Sheila leads the grief class I'm part of and lost her husband in a plane crash. She describes herself as having a big hole right in the middle. She says it's like you are a wreath, you know the kind you seasonally decorate and hang out for others to see. You try to keep pretty and presentable on the part that shows, but truly you just have a big hole in the middle.



As I turn 38, I'll miss my Mom terribly. But I'm so thankful that I have beautiful, blessed memories to hold onto. I realize many can't say the same things of their lives, Mom's and birthdays. Yes, I am thankful and blessed, even with this big hole in the middle...better go find some birthday confetti to decorate the rest of me.

Tuesday, September 23, 2008

Why tightly woven...?

So, the title of my blog...tightly woven. It just came to me and immediately made perfect sense. You see, Mom was a seamstress. Not just any seamstress, she was amazing, paying close attention to details and finishing seams. You should have seen my wedding dress which she and I designed and she made by hand-fabulous! She loved fabrics and would carefully choose them for each project. She had a bumper sticker up in her office that said, "Whoever dies with the most fabric wins." Funny, she would have won big time, but gave a ton of fabric to a project in Russia several years ago. Mom was so accomplished that she could throw a dress together in just a few hours. One time in college I needed a dress for a choir performance. She had a box of patterns and fabrics pre-cut. She sewed a dress for me in less than four hours that day so I could have it for the performance the next day. I loved that dress and wore it for years! Mom and I would go to the mall and she would shop not with her credit card but with her pen and paper. She and I would find dresses, skirts, tops, etc. that we liked then she would draw them off on her pad of paper noting the details. Then off we'd go to the fabric store to find a comparable pattern (she could tweak anything to make it work or just make it up) and fabric that would make it one of a kind!

Beyond Mom being a seamstress, I chose "tightly woven" because that describes how our family always was. We were close. We talked about everything, nothing too sacred or off limits. We were encouraged to talk and share and we listened to each other. She and Dad were tightly woven too...many people have looked to their marriage as the ideal. Certainly I did.
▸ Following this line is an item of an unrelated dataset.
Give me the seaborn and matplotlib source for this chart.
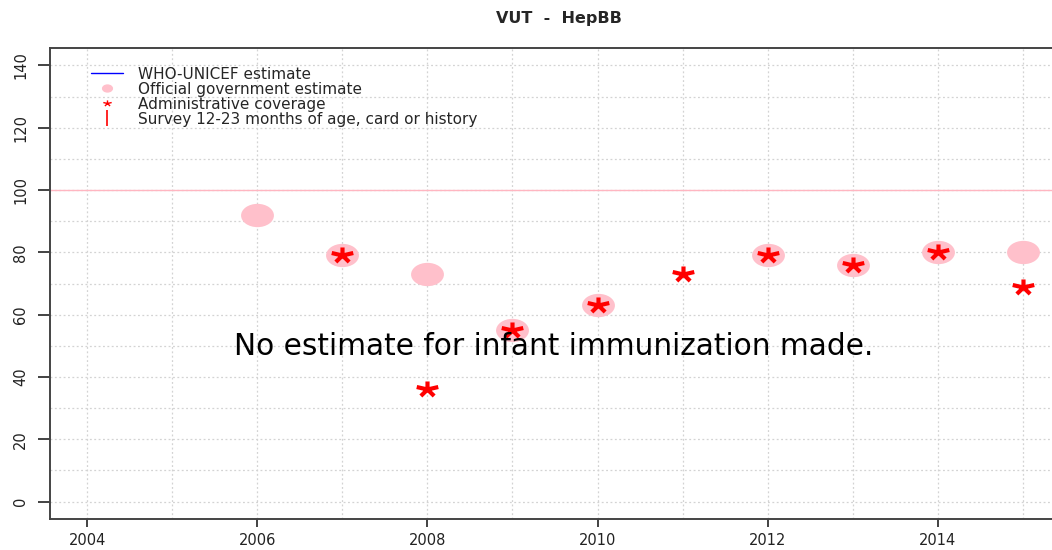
import matplotlib
matplotlib.use('Agg')
import numpy as np
import matplotlib.pyplot as plt
from matplotlib.lines import Line2D
from matplotlib.path import Path
from matplotlib.transforms import Affine2D
import pandas as pd
import seaborn as sns

# values
years = [2006, 2007, 2008, 2009, 2010, 2012, 2013, 2014, 2015]
official = [92, 79, 73, 55, 63, 79, 76, 80, 80]
admin_years = [2007, 2008, 2009, 2010, 2011, 2012, 2013, 2014, 2015]
admin = [79, 36, 55, 63, 73, 79, 76, 80, 69]
x_ticks = [2004, 2006, 2008, 2010, 2012, 2014]
y_ticks = [0, 20, 40, 60, 80, 100, 120, 140]

sns.set_style('white')
plt.rcParams['font.family'] = ['DejaVu Sans']

off_df = pd.DataFrame({'year': years, 'coverage': official})
adm_df = pd.DataFrame({'year': admin_years, 'coverage': admin})

# the reference is stretched sideways, so the markers are too
stretch = 1.41
ellipse = Path.unit_circle().transformed(Affine2D().scale(stretch, 1.0))

verts, codes = [], []
for a in np.deg2rad([90, 18, -54, -126, 162]):
    verts += [(0, 0), (np.cos(a) * stretch, np.sin(a))]
    codes += [Path.MOVETO, Path.LINETO]
star = Path(verts, codes)

fig = plt.figure(figsize=(10.52, 5.5), dpi=100)
ax = fig.add_axes([50 / 1052, 1 - 519 / 550, 1010 / 1052, 471 / 550])

# grid
for yr in range(2004, 2016):
    ax.axvline(yr, color='#d3d3d3', lw=0.9, ls=(0, (1.5, 2)), zorder=0)
for v in range(0, 150, 10):
    ax.axhline(v, color='#d3d3d3', lw=0.9, ls=(0, (1.5, 2)), zorder=0)
ax.axhline(100, color='#ffb6c1', lw=1, zorder=1)

sns.scatterplot(data=off_df, x='year', y='coverage', ax=ax, color='pink',
                marker=ellipse, s=560, linewidth=0, zorder=2, legend=False)
sns.scatterplot(data=adm_df, x='year', y='coverage', ax=ax, color='red',
                marker=star, s=240, linewidth=3.0, edgecolor='red',
                zorder=3, legend=False)

ax.text(2009.48, 47.1, 'No estimate for infant immunization made.',
        ha='center', va='baseline', fontsize=21.3, color='black')

ax.set_xlim(2003.56, 2015.44)
ax.set_ylim(-5.6, 145.6)
ax.set_xticks(x_ticks)
ax.set_yticks(y_ticks)
ax.set_yticklabels([str(v) for v in y_ticks], rotation=90, va='center')
ax.tick_params(axis='x', bottom=True, direction='out', length=5.5, width=1.2,
               pad=4.5, labelsize=10.5, colors='#222222')
ax.tick_params(axis='y', left=True, direction='out', length=8.6, width=1.2,
               pad=7, labelsize=10.5, colors='#222222')
ax.set_xlabel('')
ax.set_ylabel('')
for s in ['left', 'bottom', 'top', 'right']:
    ax.spines[s].set_color('#444444')
    ax.spines[s].set_linewidth(1.4)

handles = [
    Line2D([], [], color='blue', lw=1),
    Line2D([], [], ls='none', marker=ellipse, color='pink', markersize=7),
    Line2D([], [], ls='none', marker=star, color='red', markersize=6, mew=1),
    Line2D([], [], ls='none', marker='|', color='red', markersize=11, mew=1.2),
]
labels = ['WHO-UNICEF estimate', 'Official government estimate',
          'Administrative coverage', 'Survey 12-23 months of age, card or history']
ax.legend(handles, labels, loc='upper left', bbox_to_anchor=(0.041, 0.96),
          frameon=False, fontsize=11, handlelength=2.05, handletextpad=1.0,
          labelspacing=0.0, borderaxespad=0, borderpad=0)

fig.suptitle('VUT  -  HepBB', x=559 / 1052, y=1 - 18 / 550, va='center',
             fontsize=11.5, fontweight='bold')

fig.savefig('out.png', dpi=100)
So now, without Mom, I remember and try to tightly weave my own little family much like she and Dad did. I realize this takes a balance of so many things...things like, love, joy, peace, patience, goodness, kindness, gentleness, faithfulness and self-control (Galatians 5:22-23).

I don't think I'll ever be the kind of seamstress Mom was, but I do hope to be the kind of wife, mother, daughter, sister and friend she was.

Sunday, September 21, 2008

The new class...

So I've joined a Grief Share class at church. It's been good. Taking some pressure off of David to listen and try to "fix" something. I know he's grieving too and it's hard on him. The class has some pretty stiff questions to riffle through as I can. I hope to cover some of those here. Still figuring out this tech stuff with the blogging pages...I'm so far behind!